GIVEN INSTRUCTION: Return the lines below exactly, from the first line to the line that contains "import matplotlib.pyplot as plt". Leave out pictures.

SUPPLIED INFORMATION:
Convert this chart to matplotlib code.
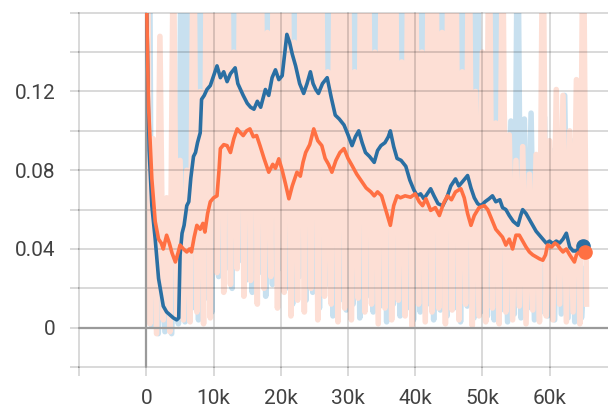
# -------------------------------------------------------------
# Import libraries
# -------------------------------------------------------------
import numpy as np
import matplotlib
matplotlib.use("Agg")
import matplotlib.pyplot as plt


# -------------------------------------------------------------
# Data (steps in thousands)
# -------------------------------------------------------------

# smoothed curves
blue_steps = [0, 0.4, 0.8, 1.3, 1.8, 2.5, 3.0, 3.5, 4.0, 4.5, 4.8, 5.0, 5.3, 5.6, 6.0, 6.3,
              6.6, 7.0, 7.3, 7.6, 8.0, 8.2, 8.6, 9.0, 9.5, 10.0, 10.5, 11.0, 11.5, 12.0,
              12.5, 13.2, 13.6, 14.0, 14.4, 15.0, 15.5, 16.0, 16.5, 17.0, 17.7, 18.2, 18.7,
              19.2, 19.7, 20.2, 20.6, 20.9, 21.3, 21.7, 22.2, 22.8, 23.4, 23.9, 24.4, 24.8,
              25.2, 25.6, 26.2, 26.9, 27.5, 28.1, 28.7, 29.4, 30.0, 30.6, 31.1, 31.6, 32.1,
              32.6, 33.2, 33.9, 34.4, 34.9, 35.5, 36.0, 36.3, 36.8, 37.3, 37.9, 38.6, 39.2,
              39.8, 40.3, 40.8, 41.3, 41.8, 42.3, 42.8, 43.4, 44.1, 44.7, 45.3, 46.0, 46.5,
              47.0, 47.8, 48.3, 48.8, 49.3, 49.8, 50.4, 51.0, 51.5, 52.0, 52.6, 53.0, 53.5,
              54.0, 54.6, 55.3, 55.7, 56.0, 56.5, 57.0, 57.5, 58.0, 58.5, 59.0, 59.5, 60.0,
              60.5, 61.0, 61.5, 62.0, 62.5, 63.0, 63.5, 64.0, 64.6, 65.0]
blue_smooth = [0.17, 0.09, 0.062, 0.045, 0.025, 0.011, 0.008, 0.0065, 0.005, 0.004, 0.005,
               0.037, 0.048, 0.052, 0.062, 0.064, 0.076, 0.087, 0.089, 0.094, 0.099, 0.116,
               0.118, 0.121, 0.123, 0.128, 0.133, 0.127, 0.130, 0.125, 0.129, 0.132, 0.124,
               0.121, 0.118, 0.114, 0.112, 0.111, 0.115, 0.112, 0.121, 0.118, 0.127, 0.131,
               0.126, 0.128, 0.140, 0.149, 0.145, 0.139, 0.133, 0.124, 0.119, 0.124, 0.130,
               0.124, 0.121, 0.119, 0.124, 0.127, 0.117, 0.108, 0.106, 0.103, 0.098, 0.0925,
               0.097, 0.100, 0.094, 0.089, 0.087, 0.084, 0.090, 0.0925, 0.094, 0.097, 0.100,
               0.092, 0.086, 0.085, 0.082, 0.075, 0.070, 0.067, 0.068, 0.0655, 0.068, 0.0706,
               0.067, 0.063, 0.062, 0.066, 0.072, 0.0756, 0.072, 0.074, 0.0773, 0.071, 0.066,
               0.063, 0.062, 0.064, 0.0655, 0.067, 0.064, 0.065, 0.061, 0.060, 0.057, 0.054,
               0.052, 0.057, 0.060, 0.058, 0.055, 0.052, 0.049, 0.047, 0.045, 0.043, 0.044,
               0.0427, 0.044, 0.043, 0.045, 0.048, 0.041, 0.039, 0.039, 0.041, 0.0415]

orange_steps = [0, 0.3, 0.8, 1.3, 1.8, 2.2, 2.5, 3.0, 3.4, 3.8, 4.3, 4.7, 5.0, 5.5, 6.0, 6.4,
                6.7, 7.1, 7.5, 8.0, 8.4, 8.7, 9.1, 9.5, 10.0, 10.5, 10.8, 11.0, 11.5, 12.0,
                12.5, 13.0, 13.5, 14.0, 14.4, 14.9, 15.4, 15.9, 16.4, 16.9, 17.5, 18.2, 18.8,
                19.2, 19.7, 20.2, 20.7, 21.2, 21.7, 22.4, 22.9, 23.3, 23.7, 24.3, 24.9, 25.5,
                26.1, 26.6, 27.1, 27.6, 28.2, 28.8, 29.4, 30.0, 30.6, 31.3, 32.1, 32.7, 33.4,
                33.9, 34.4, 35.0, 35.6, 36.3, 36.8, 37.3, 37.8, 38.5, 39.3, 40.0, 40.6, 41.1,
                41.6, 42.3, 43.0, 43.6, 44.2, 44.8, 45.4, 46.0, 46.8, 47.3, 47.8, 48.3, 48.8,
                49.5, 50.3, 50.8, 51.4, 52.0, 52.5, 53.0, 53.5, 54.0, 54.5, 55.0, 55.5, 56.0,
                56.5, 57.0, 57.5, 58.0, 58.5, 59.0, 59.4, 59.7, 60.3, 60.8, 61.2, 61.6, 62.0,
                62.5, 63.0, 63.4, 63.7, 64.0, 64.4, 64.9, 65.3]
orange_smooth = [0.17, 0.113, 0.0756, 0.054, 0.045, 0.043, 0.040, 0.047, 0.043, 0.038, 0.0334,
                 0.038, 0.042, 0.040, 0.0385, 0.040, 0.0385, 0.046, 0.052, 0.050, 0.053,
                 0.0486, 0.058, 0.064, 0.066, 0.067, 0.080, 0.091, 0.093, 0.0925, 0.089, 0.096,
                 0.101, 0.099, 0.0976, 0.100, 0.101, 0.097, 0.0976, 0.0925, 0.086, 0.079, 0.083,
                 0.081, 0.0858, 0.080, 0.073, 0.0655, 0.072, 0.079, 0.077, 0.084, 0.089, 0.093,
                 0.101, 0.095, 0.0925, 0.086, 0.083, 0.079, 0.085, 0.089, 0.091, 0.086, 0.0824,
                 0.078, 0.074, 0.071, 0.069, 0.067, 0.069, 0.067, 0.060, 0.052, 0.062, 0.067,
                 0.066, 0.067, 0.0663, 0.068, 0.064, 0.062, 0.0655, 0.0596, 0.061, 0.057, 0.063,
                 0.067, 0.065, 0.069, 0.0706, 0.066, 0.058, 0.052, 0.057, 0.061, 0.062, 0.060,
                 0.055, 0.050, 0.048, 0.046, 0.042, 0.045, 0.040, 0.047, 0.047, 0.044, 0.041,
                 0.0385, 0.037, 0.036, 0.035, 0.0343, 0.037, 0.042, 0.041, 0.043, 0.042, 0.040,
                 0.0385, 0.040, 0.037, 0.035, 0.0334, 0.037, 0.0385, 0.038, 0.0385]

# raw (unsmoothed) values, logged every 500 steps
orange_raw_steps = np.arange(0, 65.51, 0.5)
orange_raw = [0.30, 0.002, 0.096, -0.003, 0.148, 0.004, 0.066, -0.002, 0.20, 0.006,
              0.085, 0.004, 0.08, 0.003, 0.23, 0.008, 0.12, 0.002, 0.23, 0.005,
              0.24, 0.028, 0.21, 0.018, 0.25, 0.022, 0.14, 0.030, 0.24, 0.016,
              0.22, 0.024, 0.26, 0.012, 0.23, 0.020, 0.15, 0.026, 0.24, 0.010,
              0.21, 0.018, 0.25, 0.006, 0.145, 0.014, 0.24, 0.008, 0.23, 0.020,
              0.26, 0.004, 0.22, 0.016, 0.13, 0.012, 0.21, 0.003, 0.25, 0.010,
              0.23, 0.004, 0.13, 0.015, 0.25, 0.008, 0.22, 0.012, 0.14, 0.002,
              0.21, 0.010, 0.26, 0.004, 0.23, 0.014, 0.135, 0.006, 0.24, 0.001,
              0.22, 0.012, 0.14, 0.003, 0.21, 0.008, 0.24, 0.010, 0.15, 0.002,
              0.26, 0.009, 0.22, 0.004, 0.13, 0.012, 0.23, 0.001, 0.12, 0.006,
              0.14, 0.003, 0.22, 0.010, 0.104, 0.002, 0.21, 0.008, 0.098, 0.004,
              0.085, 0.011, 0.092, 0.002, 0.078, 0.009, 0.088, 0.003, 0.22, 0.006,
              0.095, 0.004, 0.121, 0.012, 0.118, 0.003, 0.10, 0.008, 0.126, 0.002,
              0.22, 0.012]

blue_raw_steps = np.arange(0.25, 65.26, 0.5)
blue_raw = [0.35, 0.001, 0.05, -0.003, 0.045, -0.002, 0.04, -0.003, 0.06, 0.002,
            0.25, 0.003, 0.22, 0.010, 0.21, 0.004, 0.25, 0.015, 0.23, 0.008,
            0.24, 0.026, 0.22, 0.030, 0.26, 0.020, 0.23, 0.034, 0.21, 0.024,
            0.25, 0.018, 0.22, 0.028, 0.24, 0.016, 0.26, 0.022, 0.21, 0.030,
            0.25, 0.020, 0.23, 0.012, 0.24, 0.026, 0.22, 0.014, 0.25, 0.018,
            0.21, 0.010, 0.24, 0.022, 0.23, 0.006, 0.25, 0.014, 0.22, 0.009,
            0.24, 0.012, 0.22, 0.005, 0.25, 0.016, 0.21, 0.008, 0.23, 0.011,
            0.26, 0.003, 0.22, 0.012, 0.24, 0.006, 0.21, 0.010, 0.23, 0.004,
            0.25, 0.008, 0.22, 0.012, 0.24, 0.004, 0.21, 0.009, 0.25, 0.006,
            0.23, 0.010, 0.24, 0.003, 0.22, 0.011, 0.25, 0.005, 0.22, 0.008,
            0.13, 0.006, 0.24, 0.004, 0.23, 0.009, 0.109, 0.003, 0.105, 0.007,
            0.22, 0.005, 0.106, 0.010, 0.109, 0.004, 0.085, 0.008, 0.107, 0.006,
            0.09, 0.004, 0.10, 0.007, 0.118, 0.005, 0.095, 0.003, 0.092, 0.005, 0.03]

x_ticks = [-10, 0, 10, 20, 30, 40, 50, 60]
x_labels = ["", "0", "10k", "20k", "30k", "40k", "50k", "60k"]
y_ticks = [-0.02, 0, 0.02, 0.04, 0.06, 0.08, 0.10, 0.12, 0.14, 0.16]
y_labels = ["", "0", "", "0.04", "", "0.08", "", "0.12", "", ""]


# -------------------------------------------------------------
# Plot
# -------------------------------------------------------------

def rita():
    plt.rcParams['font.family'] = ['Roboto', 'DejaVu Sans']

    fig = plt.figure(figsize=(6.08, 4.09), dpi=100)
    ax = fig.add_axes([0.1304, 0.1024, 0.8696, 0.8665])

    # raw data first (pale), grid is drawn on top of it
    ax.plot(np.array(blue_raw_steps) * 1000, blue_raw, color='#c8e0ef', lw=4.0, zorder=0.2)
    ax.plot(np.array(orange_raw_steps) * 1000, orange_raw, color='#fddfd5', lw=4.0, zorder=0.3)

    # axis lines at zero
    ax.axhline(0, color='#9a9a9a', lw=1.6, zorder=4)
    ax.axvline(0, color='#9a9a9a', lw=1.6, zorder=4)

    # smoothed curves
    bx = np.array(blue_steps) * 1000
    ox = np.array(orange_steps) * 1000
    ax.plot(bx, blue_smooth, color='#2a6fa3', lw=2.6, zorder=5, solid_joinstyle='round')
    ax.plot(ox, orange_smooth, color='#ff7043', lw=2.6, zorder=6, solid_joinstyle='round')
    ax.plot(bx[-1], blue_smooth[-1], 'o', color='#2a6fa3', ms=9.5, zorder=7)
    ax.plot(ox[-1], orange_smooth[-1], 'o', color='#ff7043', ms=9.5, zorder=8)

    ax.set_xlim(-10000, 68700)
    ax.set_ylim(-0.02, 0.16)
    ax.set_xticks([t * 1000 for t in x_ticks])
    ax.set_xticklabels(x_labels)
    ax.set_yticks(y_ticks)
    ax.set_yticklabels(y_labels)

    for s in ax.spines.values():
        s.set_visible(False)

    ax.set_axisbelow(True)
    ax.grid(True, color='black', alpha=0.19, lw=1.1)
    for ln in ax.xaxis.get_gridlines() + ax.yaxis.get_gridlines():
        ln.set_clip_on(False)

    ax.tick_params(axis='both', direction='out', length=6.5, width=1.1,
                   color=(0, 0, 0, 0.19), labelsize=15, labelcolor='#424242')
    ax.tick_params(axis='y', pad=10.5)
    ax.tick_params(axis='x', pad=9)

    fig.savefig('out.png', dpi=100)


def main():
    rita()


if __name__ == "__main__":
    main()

ANSWER FOR THIS EXERCISE:
Convert this chart to matplotlib code.
# -------------------------------------------------------------
# Import libraries
# -------------------------------------------------------------
import numpy as np
import matplotlib
matplotlib.use("Agg")
import matplotlib.pyplot as plt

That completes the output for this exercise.